Another point Fischer-Rosenthal makes about the Fischer Travel experience, is just how collaborative and optimal it is, beginning with her staff. “The goal here is that we work as a team. We are very, very passionate about what we do. Most travel companies are independent contractors who have their own set of clients,” she says. “All of our clients are actually Fischer Travel clients, so we all pull on our strengths and understand each other weaknesses, and the assistance, the people who are coming in, a travel consultant or two, who are understanding the hotel that we book and reconfirming and triple conforming, they understand the culture here.”
Fischer-Rosenthal and her team also travel a few times a year as a group to put theory into actual practice. “We go to a destination where we tour the hotel, we talk about the pluses, the minuses, the benefits, and who we could see selling this to. We also take little trips. We fly privately, so [the team] gets to see the whole experience of leaving from Teterboro. We take them through the motions, so that when they’re on the phone, they can articulate from an experience rather than reading from a brochure. Nothing is like doing it yourself.”

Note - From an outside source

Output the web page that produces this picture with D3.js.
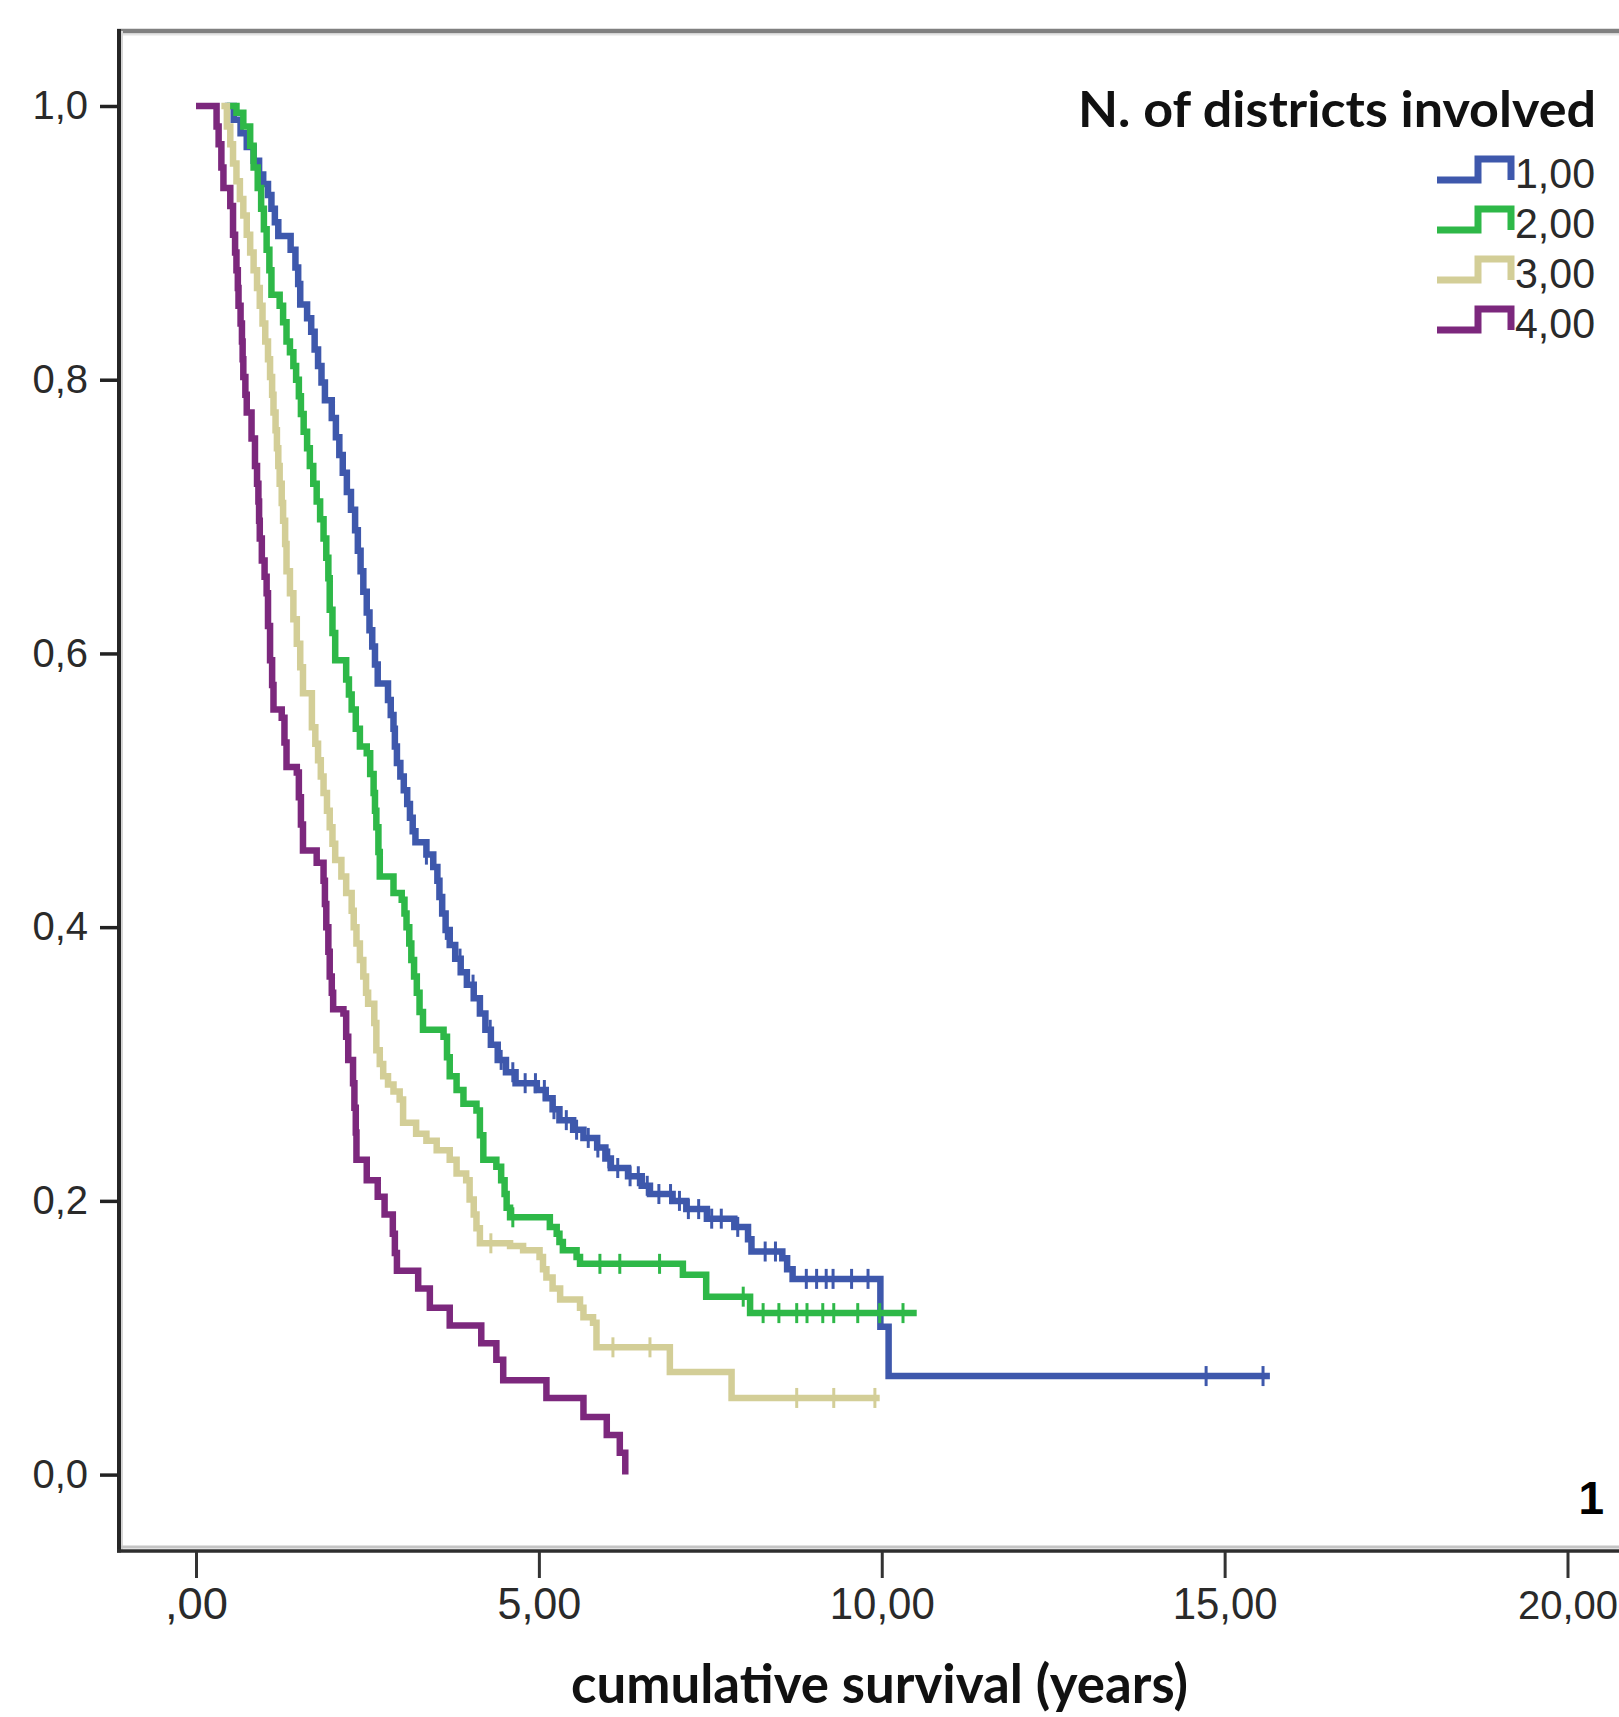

Helping those who have it all and have seen it all, to feel delight in something new, seems an impossible task, but Fischer-Rosenthal constantly delivers. Her key is to remain humble and full of gratitude. “We’re always asking for feedback and information, and trying to make things unique and individualized, adding in those thoughtful gestures which go a long way, and I think that when you receive an email from somebody who has everything in the world and has everything at their fingertips and can work with anybody they choose, that says, “Thanks,” or “Oh my gosh, incredible,” it all becomes worth it.”